Clinical Diagnosis

The most common tests used to measure the absorption of lactose in the digestive system are the lactose tolerance test, the hydrogen breath test, and the stool acidity test.

The lactose tolerance test involves an individual drinking a liquid that contains lactose. The individual must fast before this test, in which several blood samples are taken over a two-hour period to measure the blood glucose level, which indicates how well the body is able to digest lactose. If lactose is incompletely absorbed, then the blood glucose level will not rise, confirming a diagnosis of lactose intolerance.
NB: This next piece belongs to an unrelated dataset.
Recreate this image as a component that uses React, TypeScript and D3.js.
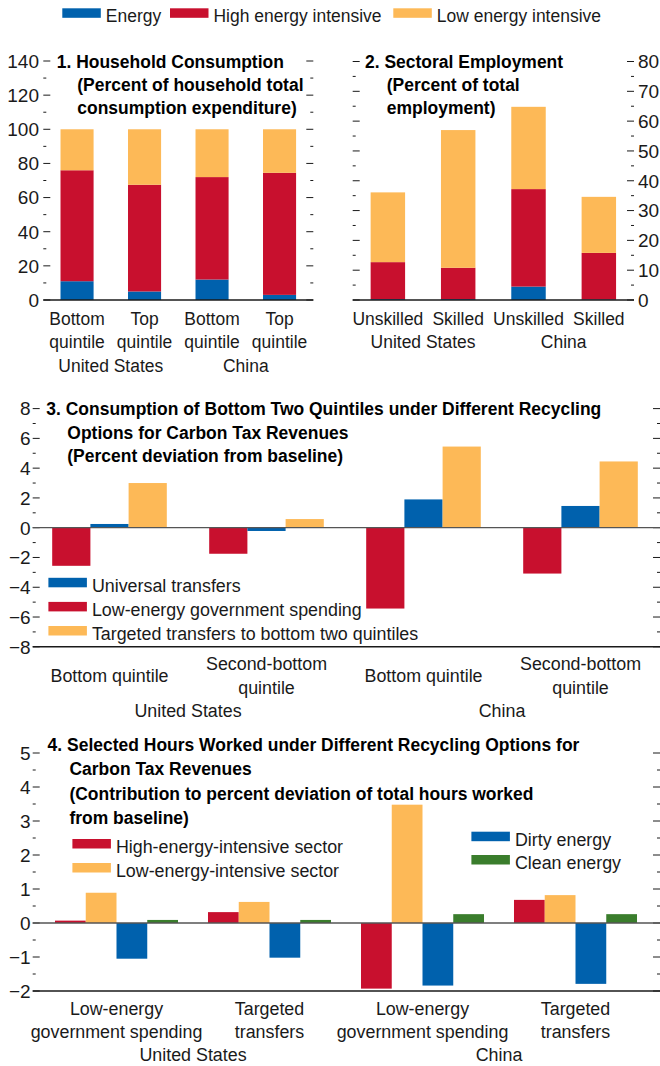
import React from "react";
import * as d3 from "d3";

const FONT = "'Liberation Sans', Arial, sans-serif";
const BLUE = "#0061ad";
const RED = "#c8102e";
const YELLOW = "#fdb957";
const GREEN = "#3a7d2c";
const INK = "#1a1a1a";
const FS = 19;
const KX = 0.94;
const KP = 0.92;
const KB = 0.92;

// ---------- Legend (top) ----------
const topLegendLabels = ["Energy", "High energy intensive", "Low energy intensive"];
const topLegendColors = [BLUE, RED, YELLOW];

// ---------- Panel 1 ----------
const p1Categories = ["US bottom", "US top", "China bottom", "China top"];
const p1Labels = [["Bottom", "quintile"], ["Top", "quintile"], ["Bottom", "quintile"], ["Top", "quintile"]];
const p1Energy = [11, 5, 12, 3];
const p1High = [65, 62.5, 60, 71.5];
const p1Low = [24, 32.5, 28, 25.5];
const p1Ticks = [0, 20, 40, 60, 80, 100, 120, 140];
const p1Title = ["1. Household Consumption", "(Percent of household total", "consumption expenditure)"];

// ---------- Panel 2 ----------
const p2Categories = ["US unskilled", "US skilled", "China unskilled", "China skilled"];
const p2Labels = [["Unskilled"], ["Skilled"], ["Unskilled"], ["Skilled"]];
const p2Energy = [0.3, 0.3, 4.5, 0.2];
const p2High = [12.4, 10.5, 32.7, 15.6];
const p2Low = [23.4, 46.2, 27.6, 18.8];
const p2Ticks = [0, 10, 20, 30, 40, 50, 60, 70, 80];
const p2Title = ["2. Sectoral Employment", "(Percent of total", "employment)"];

const countries = ["United States", "China"];

// ---------- Panel 3 ----------
const p3Categories = ["US bottom", "US second", "China bottom", "China second"];
const p3Labels = [["Bottom quintile"], ["Second-bottom", "quintile"], ["Bottom quintile"], ["Second-bottom", "quintile"]];
const p3Series = ["Low-energy government spending", "Universal transfers", "Targeted transfers to bottom two quintiles"];
const p3LowGov = [-2.56, -1.75, -5.43, -3.08];
const p3Universal = [0.25, -0.22, 1.9, 1.46];
const p3Targeted = [3.0, 0.58, 5.45, 4.45];
const p3Ticks = [-8, -6, -4, -2, 0, 2, 4, 6, 8];
const p3LegendOrder = ["Universal transfers", "Low-energy government spending", "Targeted transfers to bottom two quintiles"];
const p3Title = [
  "3. Consumption of Bottom Two Quintiles under Different Recycling",
  "Options for Carbon Tax Revenues",
  "(Percent deviation from baseline)",
];

// ---------- Panel 4 ----------
const p4Categories = ["US low-energy", "US targeted", "China low-energy", "China targeted"];
const p4Labels = [["Low-energy", "government spending"], ["Targeted", "transfers"], ["Low-energy", "government spending"], ["Targeted", "transfers"]];
const p4Series = ["High-energy-intensive sector", "Low-energy-intensive sector", "Dirty energy", "Clean energy"];
const p4High = [0.07, 0.32, -1.93, 0.68];
const p4Low = [0.89, 0.62, 3.48, 0.82];
const p4Dirty = [-1.05, -1.02, -1.84, -1.79];
const p4Clean = [0.09, 0.09, 0.26, 0.26];
const p4Ticks = [-2, -1, 0, 1, 2, 3, 4, 5];
const p4Title = [
  "4. Selected Hours Worked under Different Recycling Options for",
  "Carbon Tax Revenues",
  "(Contribution to percent deviation of total hours worked",
  "from baseline)",
];

const fmt = d3.format("d");

function Txt(props: {
  x: number;
  y: number;
  k?: number;
  anchor?: "start" | "middle" | "end";
  bold?: boolean;
  dy?: string;
  size?: number;
  children: React.ReactNode;
}) {
  const { x, y, k = KX, anchor = "start", bold = false, dy, size = FS, children } = props;
  return (
    <text
      transform={`translate(${x},${y}) scale(${k},1)`}
      textAnchor={anchor}
      fontWeight={bold ? "bold" : "normal"}
      fontSize={size}
      dy={dy}
      fill={bold ? "#000" : INK}
    >
      {children}
    </text>
  );
}

type TickProps = {
  y: d3.ScaleLinear<number, number>;
  ticks: number[];
  xl: number;
  xr: number;
  labelSide: "left" | "right" | "none";
  labelX: number;
};

function Ticks({ y, ticks, xl, xr, labelSide, labelX }: TickProps) {
  const step = ticks[1] - ticks[0];
  const minors = ticks.slice(0, -1).map((t) => t + step / 2);
  return (
    <g>
      {ticks.map((t) => (
        <g key={"M" + t}>
          <line x1={xl} x2={xl + 7} y1={y(t)} y2={y(t)} stroke={INK} strokeWidth={1} />
          <line x1={xr - 7} x2={xr} y1={y(t)} y2={y(t)} stroke={INK} strokeWidth={1} />
          {labelSide !== "none" && (
            <Txt x={labelX} y={y(t)} dy="0.36em" k={1} anchor={labelSide === "left" ? "end" : "start"}>
              {fmt(t)}
            </Txt>
          )}
        </g>
      ))}
      {minors.map((t) => (
        <g key={"m" + t}>
          <line x1={xl} x2={xl + 3} y1={y(t)} y2={y(t)} stroke={INK} strokeWidth={1} />
          <line x1={xr - 3} x2={xr} y1={y(t)} y2={y(t)} stroke={INK} strokeWidth={1} />
        </g>
      ))}
    </g>
  );
}

function Title({ lines, x, x2, y, dy }: { lines: string[]; x: number; x2: number; y: number; dy: number }) {
  return (
    <g>
      {lines.map((l, i) => (
        <Txt key={i} x={i === 0 ? x : x2} y={y + i * dy} bold k={KB}>
          {l}
        </Txt>
      ))}
    </g>
  );
}

function StackedPanel(props: {
  cats: string[];
  labels: string[][];
  energy: number[];
  high: number[];
  low: number[];
  ticks: number[];
  xl: number;
  xr: number;
  y0: number;
  y1: number;
  labelSide: "left" | "right";
  labelX: number;
}) {
  const { cats, labels, energy, high, low, ticks, xl, xr, y0, y1, labelSide, labelX } = props;
  const x = d3.scaleBand<string>().domain(cats).range([xl, xr]).paddingInner(0.51).paddingOuter(0.255);
  const y = d3.scaleLinear().domain([ticks[0], ticks[ticks.length - 1]]).range([y0, y1]);
  const rows = cats.map((c, i) => ({ cat: c, energy: energy[i], high: high[i], low: low[i] }));
  const stack = d3.stack<any>().keys(["energy", "high", "low"])(rows);
  const colors = [BLUE, RED, YELLOW];
  return (
    <g>
      {stack.map((s, si) => (
        <g key={si} fill={colors[si]}>
          {s.map((d, i) => (
            <rect
              key={i}
              x={x(cats[i])}
              width={x.bandwidth()}
              y={y(d[1])}
              height={Math.max(0, y(d[0]) - y(d[1]))}
            />
          ))}
        </g>
      ))}
      <Ticks y={y} ticks={ticks} xl={xl} xr={xr} labelSide={labelSide} labelX={labelX} />
      <line x1={xl} x2={xr} y1={y(0)} y2={y(0)} stroke={INK} strokeWidth={1.6} />
      {cats.map((c, i) => (
        <g key={c}>
          {labels[i].map((l, j) => (
            <Txt key={j} k={KP} x={(x(c) as number) + x.bandwidth() / 2} y={y0 + 25 + j * 23.3} anchor="middle">
              {l}
            </Txt>
          ))}
        </g>
      ))}
      {countries.map((cn, k) => {
        const a = x(cats[k * 2]) as number;
        const b = (x(cats[k * 2 + 1]) as number) + x.bandwidth();
        return (
          <Txt key={cn} k={KP} x={(a + b) / 2} y={y0 + 25 + labels[0].length * 23.3} anchor="middle">
            {cn}
          </Txt>
        );
      })}
    </g>
  );
}

function GroupedPanel(props: {
  cats: string[];
  labels: string[][];
  series: string[];
  values: number[][];
  colors: string[];
  ticks: number[];
  axisL: number;
  axisR: number;
  bandL: number;
  bandR: number;
  pad: number;
  y0: number;
  y1: number;
  labelCenter: number;
  countryY: number;
}) {
  const { cats, labels, series, values, colors, ticks, axisL, axisR, bandL, bandR, pad, y0, y1, labelCenter, countryY } = props;
  const x = d3.scaleBand<string>().domain(cats).range([bandL, bandR]).paddingInner(pad).paddingOuter(pad / 2);
  const xs = d3.scaleBand<string>().domain(series).range([0, x.bandwidth()]);
  const y = d3.scaleLinear().domain([ticks[0], ticks[ticks.length - 1]]).range([y0, y1]);
  const lh = 23.3;
  return (
    <g>
      {cats.map((c, i) => (
        <g key={c} transform={`translate(${x(c)},0)`}>
          {series.map((s, si) => {
            const v = values[si][i];
            return (
              <rect
                key={s}
                x={xs(s)}
                width={xs.bandwidth()}
                y={y(Math.max(0, v))}
                height={Math.abs(y(v) - y(0))}
                fill={colors[si]}
              />
            );
          })}
        </g>
      ))}
      <Ticks y={y} ticks={ticks} xl={axisL} xr={axisR} labelSide="left" labelX={axisL - 2} />
      <line x1={axisL} x2={axisR} y1={y(0)} y2={y(0)} stroke="#555" strokeWidth={1.3} />
      <line x1={axisL} x2={axisR} y1={y0} y2={y0} stroke={INK} strokeWidth={1.6} />
      {cats.map((c, i) => {
        const n = labels[i].length;
        return (
          <g key={c}>
            {labels[i].map((l, j) => (
              <Txt
                key={j}
                x={(x(c) as number) + x.bandwidth() / 2}
                y={labelCenter - ((n - 1) * lh) / 2 + j * lh}
                anchor="middle"
              >
                {l}
              </Txt>
            ))}
          </g>
        );
      })}
      {countries.map((cn, k) => {
        const a = (x(cats[k * 2]) as number) + x.bandwidth() / 2;
        const b = (x(cats[k * 2 + 1]) as number) + x.bandwidth() / 2;
        return (
          <Txt key={cn} x={(a + b) / 2} y={countryY} anchor="middle">
            {cn}
          </Txt>
        );
      })}
    </g>
  );
}

function LegendItem({ x, y, color, label, k = KX }: { x: number; y: number; color: string; label: string; k?: number }) {
  return (
    <g>
      <rect x={x} y={y} width={38.5} height={9.5} fill={color} />
      <Txt x={x + 43.5} y={y + 13.8} k={k}>
        {label}
      </Txt>
    </g>
  );
}

export default function App() {
  const topLegendX = [62.3, 170, 393.3];
  const p3Colors: Record<string, string> = {
    "Universal transfers": BLUE,
    "Low-energy government spending": RED,
    "Targeted transfers to bottom two quintiles": YELLOW,
  };
  return (
    <div style={{ position: "absolute", left: 0, top: 0 }}>
      <svg width={660} height={1066} style={{ display: "block", fontFamily: FONT }}>
        <rect width={660} height={1066} fill="#fff" />
        {topLegendLabels.map((l, i) => (
          <LegendItem key={l} x={topLegendX[i]} y={8.3} color={topLegendColors[i]} label={l} k={KP} />
        ))}

        <StackedPanel
          cats={p1Categories}
          labels={p1Labels}
          energy={p1Energy}
          high={p1High}
          low={p1Low}
          ticks={p1Ticks}
          xl={43.3}
          xr={313.3}
          y0={300}
          y1={61}
          labelSide="left"
          labelX={39}
        />
        <Title lines={p1Title} x={56.7} x2={77.3} y={67.7} dy={23} />

        <StackedPanel
          cats={p2Categories}
          labels={p2Labels}
          energy={p2Energy}
          high={p2High}
          low={p2Low}
          ticks={p2Ticks}
          xl={352.7}
          xr={634}
          y0={300}
          y1={61.5}
          labelSide="right"
          labelX={638}
        />
        <Title lines={p2Title} x={365} x2={386.7} y={67.7} dy={23} />

        <GroupedPanel
          cats={p3Categories}
          labels={p3Labels}
          series={p3Series}
          values={[p3LowGov, p3Universal, p3Targeted]}
          colors={[RED, BLUE, YELLOW]}
          ticks={p3Ticks}
          axisL={32.7}
          axisR={660}
          bandL={31}
          bandR={659}
          pad={0.27}
          y0={646.8}
          y1={408.6}
          labelCenter={682}
          countryY={716.7}
        />
        <Title lines={p3Title} x={46.3} x2={67.3} y={415} dy={23.7} />
        {p3LegendOrder.map((l, i) => (
          <LegendItem key={l} x={48.4} y={577.8 + i * 24.1} color={p3Colors[l]} label={l} />
        ))}

        <GroupedPanel
          cats={p4Categories}
          labels={p4Labels}
          series={p4Series}
          values={[p4High, p4Low, p4Dirty, p4Clean]}
          colors={[RED, YELLOW, BLUE, GREEN]}
          ticks={p4Ticks}
          axisL={32.7}
          axisR={660}
          bandL={40}
          bandR={652}
          pad={0.196}
          y0={991}
          y1={753}
          labelCenter={1026.6}
          countryY={1061}
        />
        <Title lines={p4Title} x={47.6} x2={69.4} y={751} dy={24.3} />
        <LegendItem x={72.4} y={839} color={RED} label={p4Series[0]} />
        <LegendItem x={72.4} y={863} color={YELLOW} label={p4Series[1]} />
        <LegendItem x={471.4} y={831.7} color={BLUE} label={p4Series[2]} />
        <LegendItem x={471.4} y={855} color={GREEN} label={p4Series[3]} />
      </svg>
    </div>
  );
}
The hydrogen breath test measures the amount of hydrogen in the breath. Normally, no hydrogen is detectable in the breath. However, undigested lactose in the colon is fermented by bacteria, and various gases, including hydrogen, are produced. The hydrogen is absorbed from the intestines, carried through the bloodstream to the lungs, and exhaled. As with the previous test, a lactose-loaded beverage is consumed, and the individual then breathes into a machine that measures the amount of hydrogen in the breath.

The stool acidity test measures the amount of acid in a person's stool. Undigested lactose fermented by bacteria in the colon creates lactic acid and other short-chain fatty acids that can be detected in a stool sample. In addition, glucose may be present in the sample as a result of unabsorbed lactose in the colon.